• [Aim of the exercise]: Repeat the lines below exactly as they appear, but leave out the images.

── Data lines ──

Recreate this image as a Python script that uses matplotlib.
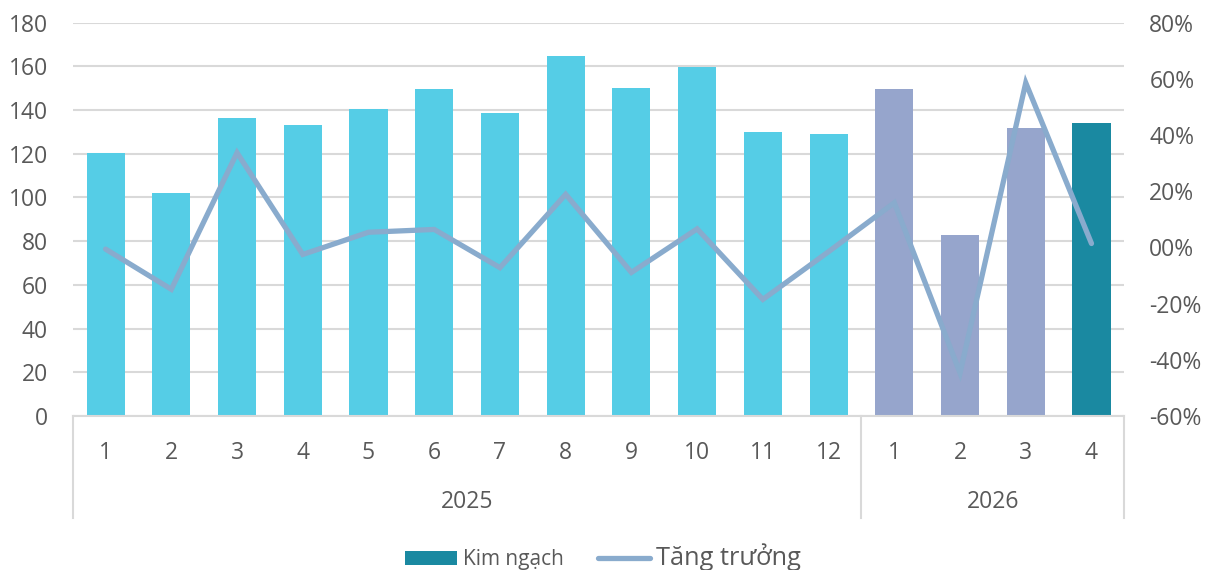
import matplotlib.pyplot as plt
import matplotlib.transforms as mtransforms
from matplotlib.patches import Patch
from matplotlib.lines import Line2D
from matplotlib.ticker import FuncFormatter

plt.rcParams['font.family'] = ['Open Sans', 'DejaVu Sans']

years = ["2025", "2026"]
months_2025 = ["1", "2", "3", "4", "5", "6", "7", "8", "9", "10", "11", "12"]
months_2026 = ["1", "2", "3", "4"]
kim_ngach = [120.2, 101.9, 136.4, 133.2, 140.5, 149.5, 138.7, 164.8, 150.1, 159.7, 130.0, 129.1,
             149.5, 83.0, 132.0, 134.3]
tang_truong = [-0.6, -14.9, 33.7, -2.5, 5.4, 6.4, -7.2, 18.9, -8.9, 6.6, -18.5, -1.5,
               15.9, -44.7, 58.6, 1.4]

CYAN = "#55CDE6"
LAVENDER = "#96A5CC"
TEAL = "#1A89A1"
LINE = "#89ABCD"
TEXT = "#595959"
GRID = "#D9D9D9"

labels = months_2025 + months_2026
x = list(range(len(labels)))
colors = [CYAN] * len(months_2025) + [LAVENDER] * (len(months_2026) - 1) + [TEAL]

fig = plt.figure(figsize=(12.06, 5.7), dpi=100)
ax = fig.add_axes([0.0603, 0.2702, 0.872, 0.69])

ax.bar(x, kim_ngach, width=0.58, color=colors, zorder=2)
ax.set_xlim(-0.5, len(labels) - 0.5)
ax.set_ylim(0, 180)
ax.set_yticks(range(0, 181, 20))
ax.set_axisbelow(True)
ax.grid(axis="y", color=GRID, linewidth=1.5)
for side in ["top", "right", "left"]:
    ax.spines[side].set_visible(False)
ax.spines["bottom"].set_color(GRID)
ax.spines["bottom"].set_linewidth(1.5)
ax.set_xticks(x)
ax.set_xticklabels(labels)
ax.tick_params(axis="x", length=0, pad=18, labelsize=16.5, labelcolor=TEXT)
ax.tick_params(axis="y", length=0, pad=18, labelsize=16.5, labelcolor=TEXT)

ax2 = ax.twinx()
ax2.plot(x, tang_truong, color=LINE, linewidth=3.8, solid_capstyle="round",
         solid_joinstyle="miter", zorder=3)
ax2.set_ylim(-60, 80)
ax2.set_yticks(range(-60, 81, 20))
ax2.yaxis.set_major_formatter(FuncFormatter(lambda v, _: f"{v:02.0f}%"))
ax2.tick_params(axis="y", length=0, pad=18, labelsize=16.5, labelcolor=TEXT)
for side in ["top", "right", "left", "bottom"]:
    ax2.spines[side].set_visible(False)

# year groups under the month labels, with separators
trans = mtransforms.blended_transform_factory(ax.transData, ax.transAxes)
n25 = len(months_2025)
bounds = [-0.5, n25 - 0.5, len(labels) - 0.5]
for b in bounds:
    ax.plot([b, b], [0, -0.259], transform=trans, color=GRID, linewidth=1.5,
            clip_on=False)
ax.text((n25 - 1) / 2, -0.218, years[0], transform=trans, ha="center", va="center",
        fontsize=16.5, color=TEXT)
ax.text(n25 + (len(months_2026) - 1) / 2, -0.218, years[1], transform=trans,
        ha="center", va="center", fontsize=16.5, color=TEXT)

handles = [Patch(facecolor=TEAL, edgecolor="none"),
           Line2D([], [], color=LINE, linewidth=3.8, solid_capstyle="round")]
leg = fig.legend(handles, ["Kim ngạch", "Tăng trưởng"], loc="center",
                 bbox_to_anchor=(0.5, 0.022), ncol=2, frameon=False,
                 fontsize=15, handlelength=2.5, handletextpad=0.3,
                 columnspacing=1.6, borderaxespad=0, borderpad=0)
for t in leg.get_texts():
    t.set_color(TEXT)
leg.get_texts()[1].set_fontsize(18.3)

fig.savefig("out.png", dpi=100)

───

• [Task solution]:
Recreate this image as a Python script that uses matplotlib.
import matplotlib.pyplot as plt
import matplotlib.transforms as mtransforms
from matplotlib.patches import Patch
from matplotlib.lines import Line2D
from matplotlib.ticker import FuncFormatter

plt.rcParams['font.family'] = ['Open Sans', 'DejaVu Sans']

years = ["2025", "2026"]
months_2025 = ["1", "2", "3", "4", "5", "6", "7", "8", "9", "10", "11", "12"]
months_2026 = ["1", "2", "3", "4"]
kim_ngach = [120.2, 101.9, 136.4, 133.2, 140.5, 149.5, 138.7, 164.8, 150.1, 159.7, 130.0, 129.1,
             149.5, 83.0, 132.0, 134.3]
tang_truong = [-0.6, -14.9, 33.7, -2.5, 5.4, 6.4, -7.2, 18.9, -8.9, 6.6, -18.5, -1.5,
               15.9, -44.7, 58.6, 1.4]

CYAN = "#55CDE6"
LAVENDER = "#96A5CC"
TEAL = "#1A89A1"
LINE = "#89ABCD"
TEXT = "#595959"
GRID = "#D9D9D9"

labels = months_2025 + months_2026
x = list(range(len(labels)))
colors = [CYAN] * len(months_2025) + [LAVENDER] * (len(months_2026) - 1) + [TEAL]

fig = plt.figure(figsize=(12.06, 5.7), dpi=100)
ax = fig.add_axes([0.0603, 0.2702, 0.872, 0.69])

ax.bar(x, kim_ngach, width=0.58, color=colors, zorder=2)
ax.set_xlim(-0.5, len(labels) - 0.5)
ax.set_ylim(0, 180)
ax.set_yticks(range(0, 181, 20))
ax.set_axisbelow(True)
ax.grid(axis="y", color=GRID, linewidth=1.5)
for side in ["top", "right", "left"]:
    ax.spines[side].set_visible(False)
ax.spines["bottom"].set_color(GRID)
ax.spines["bottom"].set_linewidth(1.5)
ax.set_xticks(x)
ax.set_xticklabels(labels)
ax.tick_params(axis="x", length=0, pad=18, labelsize=16.5, labelcolor=TEXT)
ax.tick_params(axis="y", length=0, pad=18, labelsize=16.5, labelcolor=TEXT)

ax2 = ax.twinx()
ax2.plot(x, tang_truong, color=LINE, linewidth=3.8, solid_capstyle="round",
         solid_joinstyle="miter", zorder=3)
ax2.set_ylim(-60, 80)
ax2.set_yticks(range(-60, 81, 20))
ax2.yaxis.set_major_formatter(FuncFormatter(lambda v, _: f"{v:02.0f}%"))
ax2.tick_params(axis="y", length=0, pad=18, labelsize=16.5, labelcolor=TEXT)
for side in ["top", "right", "left", "bottom"]:
    ax2.spines[side].set_visible(False)

# year groups under the month labels, with separators
trans = mtransforms.blended_transform_factory(ax.transData, ax.transAxes)
n25 = len(months_2025)
bounds = [-0.5, n25 - 0.5, len(labels) - 0.5]
for b in bounds:
    ax.plot([b, b], [0, -0.259], transform=trans, color=GRID, linewidth=1.5,
            clip_on=False)
ax.text((n25 - 1) / 2, -0.218, years[0], transform=trans, ha="center", va="center",
        fontsize=16.5, color=TEXT)
ax.text(n25 + (len(months_2026) - 1) / 2, -0.218, years[1], transform=trans,
        ha="center", va="center", fontsize=16.5, color=TEXT)

handles = [Patch(facecolor=TEAL, edgecolor="none"),
           Line2D([], [], color=LINE, linewidth=3.8, solid_capstyle="round")]
leg = fig.legend(handles, ["Kim ngạch", "Tăng trưởng"], loc="center",
                 bbox_to_anchor=(0.5, 0.022), ncol=2, frameon=False,
                 fontsize=15, handlelength=2.5, handletextpad=0.3,
                 columnspacing=1.6, borderaxespad=0, borderpad=0)
for t in leg.get_texts():
    t.set_color(TEXT)
leg.get_texts()[1].set_fontsize(18.3)

fig.savefig("out.png", dpi=100)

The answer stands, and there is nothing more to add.